- Task goal -
Look through the material below and copy exactly the lines from the line with "Write the HTML code for this interface." to the line with "The picture is", those two lines included.

- Given data -
------------------------------------------------

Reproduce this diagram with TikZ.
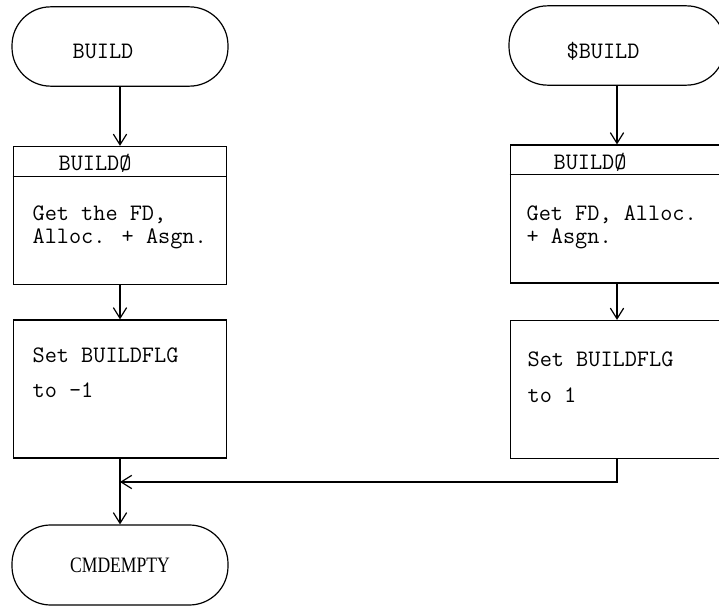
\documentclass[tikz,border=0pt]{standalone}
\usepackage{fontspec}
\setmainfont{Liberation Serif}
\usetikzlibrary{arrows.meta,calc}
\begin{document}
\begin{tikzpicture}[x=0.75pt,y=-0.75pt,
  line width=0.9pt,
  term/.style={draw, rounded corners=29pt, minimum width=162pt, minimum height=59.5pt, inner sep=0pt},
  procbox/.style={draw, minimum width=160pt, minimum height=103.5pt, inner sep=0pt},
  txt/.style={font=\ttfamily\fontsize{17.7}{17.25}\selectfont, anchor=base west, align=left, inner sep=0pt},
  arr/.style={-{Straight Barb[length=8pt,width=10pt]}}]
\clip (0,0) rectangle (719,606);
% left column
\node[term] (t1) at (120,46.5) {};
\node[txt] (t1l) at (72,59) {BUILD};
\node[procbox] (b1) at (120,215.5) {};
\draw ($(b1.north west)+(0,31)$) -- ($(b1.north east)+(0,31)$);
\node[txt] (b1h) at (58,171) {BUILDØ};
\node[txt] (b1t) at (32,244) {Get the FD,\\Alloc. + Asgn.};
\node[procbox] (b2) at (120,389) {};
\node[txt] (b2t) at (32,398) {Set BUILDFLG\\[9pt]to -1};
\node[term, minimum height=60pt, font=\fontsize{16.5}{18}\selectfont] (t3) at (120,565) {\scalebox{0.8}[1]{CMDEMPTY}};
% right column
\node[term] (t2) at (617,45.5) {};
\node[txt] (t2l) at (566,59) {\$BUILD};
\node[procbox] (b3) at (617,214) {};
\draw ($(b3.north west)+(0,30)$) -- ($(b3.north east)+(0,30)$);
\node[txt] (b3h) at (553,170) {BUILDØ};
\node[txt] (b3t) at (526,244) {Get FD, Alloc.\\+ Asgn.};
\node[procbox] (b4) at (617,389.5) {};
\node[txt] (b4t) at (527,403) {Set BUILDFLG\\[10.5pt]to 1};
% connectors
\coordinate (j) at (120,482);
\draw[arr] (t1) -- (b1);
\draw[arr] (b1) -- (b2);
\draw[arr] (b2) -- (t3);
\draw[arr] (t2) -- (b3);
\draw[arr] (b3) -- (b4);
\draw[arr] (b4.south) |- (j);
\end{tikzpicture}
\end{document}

------------------------------------------------

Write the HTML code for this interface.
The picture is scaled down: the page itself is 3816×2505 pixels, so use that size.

------------------------------------------------

- Response to the task -
Write the HTML code for this interface.
The picture is scaled down: the page itself is 3816×2505 pixels, so use that size.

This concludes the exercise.